BZOJ 3744
题意:强制在线不修改求区间逆序对。
比较容易想到一个做法:用树状数组维护$[1, i]$逆序对数目,然后每个询问$[l,r]$就用$[1,r]$的答案再去除$[1,l-1]$的答案,去除方法是枚举每个$[1,l-1]$的数,在之后$[l, r]$区间找比他小的数的个数,答案减去这个个数即可,可以用树状数组/主席树维护(前缀和),时间复杂度很高,高达$O(mnlog_n)$
我们可以优化,可以用分块优化暴力枚举。预处理出$s(i,j)$表示第$i$个块最开始的位置到点$j$之间逆序对的个数,用树状数组维护即可,时间复杂度$O(n\sqrt n)$
对于询问,如果$l,r$在同一块,直接树状数组暴力统计,因为在块中。
不在一块的话,找$l$在的块的后面一块,运用$s(i,j)$直接将后面所有的逆序对都处理完了,然后考虑前面不整块,与前面说的容易想到的方法一样,直接做就行,因为在块中所有枚举量被大大减小。
这里代码用了主席树。

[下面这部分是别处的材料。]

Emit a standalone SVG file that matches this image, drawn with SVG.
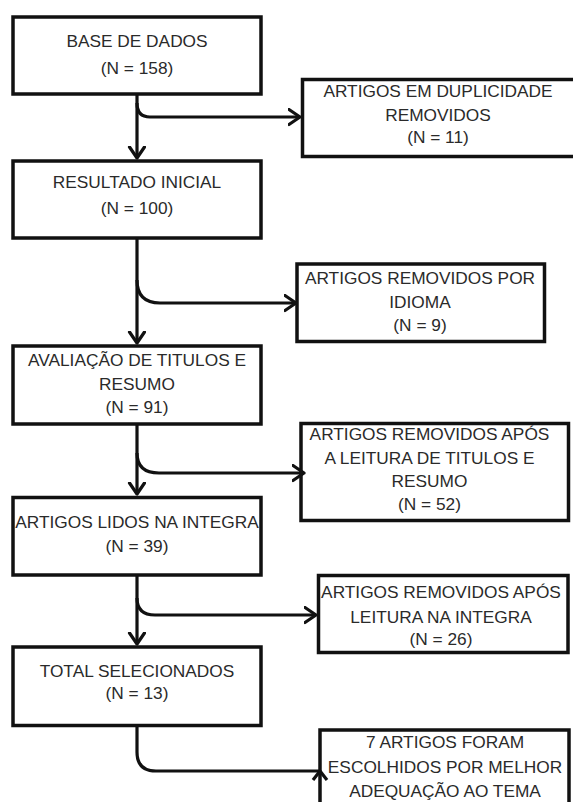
<svg xmlns="http://www.w3.org/2000/svg" width="573" height="802" viewBox="0 0 573 802">
<style>
.box{fill:none;stroke:#111;stroke-width:3.5}
.t{font-family:"Liberation Sans",Arial,sans-serif;font-size:17.3px;fill:#2a2a2a;text-anchor:middle}
.c{fill:none;stroke:#111;stroke-width:3.2;stroke-linejoin:round;stroke-linecap:butt}
</style>
<defs>
<marker id="arr" markerUnits="userSpaceOnUse" markerWidth="16" markerHeight="20" refX="12" refY="9" orient="auto" viewBox="0 0 16 20">
<path d="M1,1.5 L12,9 L1,16.5" fill="none" stroke="#111" stroke-width="3.2" stroke-linejoin="round" stroke-linecap="round"/>
</marker>
</defs>
<rect width="573" height="802" fill="#fff"/>

<g id="connectors">
<path class="c" d="M137,94 V158" marker-end="url(#arr)"/>
<path class="c" d="M137,239 V343" marker-end="url(#arr)"/>
<path class="c" d="M137,424 V494" marker-end="url(#arr)"/>
<path class="c" d="M137,575 V644" marker-end="url(#arr)"/>
<path class="c" d="M137,103 Q137,117 150,117 H300" marker-end="url(#arr)"/>
<path class="c" d="M137,280 Q137,303 160,303 H296" marker-end="url(#arr)"/>
<path class="c" d="M137,453 Q137,473 159,473 H304" marker-end="url(#arr)"/>
<path class="c" d="M137,598 Q137,615 155,615 H316" marker-end="url(#arr)"/>
<path class="c" d="M137,726 V752 Q137,771 156,771 H320"/>
<path class="c" d="M313,780 L320,771 L327,780" stroke-linecap="round"/>
</g>

<g id="base">
<text class="t" x="137" y="47">BASE DE DADOS</text>
<text class="t" x="137" y="73.5">(N = 158)</text>
<rect class="box" x="13" y="17" width="248" height="77"/>
</g>
<g id="duplicados">
<text class="t" x="438" y="97">ARTIGOS EM DUPLICIDADE</text>
<text class="t" x="438" y="121">REMOVIDOS</text>
<text class="t" x="438" y="142.5">(N = 11)</text>
<rect class="box" x="302.5" y="79.5" width="280" height="77"/>
</g>
<g id="resultado">
<text class="t" x="137" y="188">RESULTADO INICIAL</text>
<text class="t" x="137" y="213.5">(N = 100)</text>
<rect class="box" x="13" y="161" width="248" height="77"/>
</g>
<g id="idioma">
<text class="t" x="420" y="283.5">ARTIGOS REMOVIDOS POR</text>
<text class="t" x="420" y="307.7">IDIOMA</text>
<text class="t" x="420" y="330.7">(N = 9)</text>
<rect class="box" x="297" y="264" width="247.5" height="77.5"/>
</g>
<g id="avaliacao">
<text class="t" x="137" y="366">AVALIAÇÃO DE TITULOS E</text>
<text class="t" x="137" y="390">RESUMO</text>
<text class="t" x="137" y="412.7">(N = 91)</text>
<rect class="box" x="13" y="346" width="248" height="78"/>
</g>
<g id="removidos-titulos">
<text class="t" x="429.5" y="440">ARTIGOS REMOVIDOS APÓS</text>
<text class="t" x="429.5" y="464">A LEITURA DE TITULOS E</text>
<text class="t" x="429.5" y="486.7">RESUMO</text>
<text class="t" x="429.5" y="510">(N = 52)</text>
<rect class="box" x="301" y="423.5" width="267.5" height="97"/>
</g>
<g id="lidos">
<text class="t" x="137" y="528">ARTIGOS LIDOS NA INTEGRA</text>
<text class="t" x="137" y="552">(N = 39)</text>
<rect class="box" x="13" y="497.5" width="248" height="77.5"/>
</g>
<g id="removidos-integra">
<text class="t" x="441" y="598.3">ARTIGOS REMOVIDOS APÓS</text>
<text class="t" x="441" y="622.7">LEITURA NA INTEGRA</text>
<text class="t" x="441" y="645.3">(N = 26)</text>
<rect class="box" x="318.5" y="575.5" width="249.5" height="77"/>
</g>
<g id="total">
<text class="t" x="137" y="677">TOTAL SELECIONADOS</text>
<text class="t" x="137" y="698.5">(N = 13)</text>
<rect class="box" x="13" y="647" width="248" height="78.5"/>
</g>
<g id="escolhidos">
<text class="t" x="445" y="748">7 ARTIGOS FORAM</text>
<text class="t" x="445" y="772.7">ESCOLHIDOS POR MELHOR</text>
<text class="t" x="445" y="796.7">ADEQUAÇÃO AO TEMA</text>
<rect class="box" x="320" y="730" width="249" height="80"/>
</g>
</svg>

为了练习主席树求区间小于等于$k$。
#include<cstdio>
#include<cstring>
#include<algorithm>
#include<cmath>
#define ms(i, j) memset(i, j, sizeof i)
#define LL long long
#define db double
using namespace std;
const int MAXN = 50000 + 5;
int key = 0, n, q, whw, blolen, ai[MAXN], tax[MAXN], bl[MAXN], s[300][50000 + 5], c[MAXN];
int lowbit(int x) {return x & (-x);}
int query(int x) {
int ret = 0;
for (int i = x; i > 0; i -= lowbit(i)) ret += c[i];
return ret;
}
void add(int x, int v) {
for (int i = x; i <= whw; i += lowbit(i)) c[i] += v;
}
#define M ((l + r) >> 1)
int sz, sumv[MAXN * 40], lc[MAXN * 40], rc[MAXN * 40], rt[MAXN];
int mge(int &x, int y) {
if (x == 0) return x = y, 0;
if (y == 0) return 0;
sumv[x] += sumv[y];
mge(lc[x], lc[y]), mge(rc[x], rc[y]);
return 0;
}
void build(int l, int r, int &x, int pos, int v) {
if (x == 0) x = ++sz, sumv[x] = lc[x] = rc[x] = 0;
sumv[x] += v;
if (l == r) return ;
if (pos <= M) build(l, M, lc[x], pos, v); else build(M + 1, r, rc[x], pos, v);
}
int query_zxs(int l, int r, int x, int v) {
if (l == r) return 0;
if (v <= M) return query_zxs(l, M, lc[x], v); else return sumv[lc[x]] + query_zxs(M + 1, r, rc[x], v);
}
int calc(int l, int r) {
int ret = 0;
if (bl[l] == bl[r]) {
ms(c, 0);
for (int i = l; i <= r; i++) add(ai[i], 1), ret += query(whw) - query(ai[i]);
return ret;
} else {
ret = s[bl[l] + 1][r];
for (int i = blolen * bl[l]; i >= l; i--) {
ret += query_zxs(1, whw, rt[r], ai[i]) - query_zxs(1, whw, rt[i], ai[i]);
}
return ret;
}
}
void clean() {
sz = 0;
}
int solve() {
clean();
blolen = sqrt(n);
for (int i = 1; i <= n; i++) scanf("%d", &ai[i]), tax[i] = ai[i], bl[i] = (i - 1) / blolen + 1;
sort(tax + 1, tax + 1 + n), whw = unique(tax + 1, tax + 1 + n) - tax - 1;
for (int i = 1; i <= n; i++) ai[i] = lower_bound(tax + 1, tax + 1 + whw, ai[i]) - tax;
bool f = n % blolen;
for (int i = 1; i <= n / blolen + f; i++) {
int x = (i - 1) * blolen + 1;
ms(c, 0);
for (int j = x; j <= n; j++) s[i][j] = s[i][j - 1], add(ai[j], 1), s[i][j] += query(whw) - query(ai[j]);
}
for (int i = 1; i <= n; i++) build(1, whw, rt[i], ai[i], 1), mge(rt[i], rt[i - 1]);
scanf("%d", &q);
while (q--) {
int l, r; scanf("%d%d", &l, &r);
l ^= key, r ^= key;
printf("%d\n", key = calc(l, r));
}
return 0;
}
int main() {
scanf("%d", &n), solve();
return 0;
}
/*
9
5 1 2 3 6 7 8 4 9
100
1 9
*/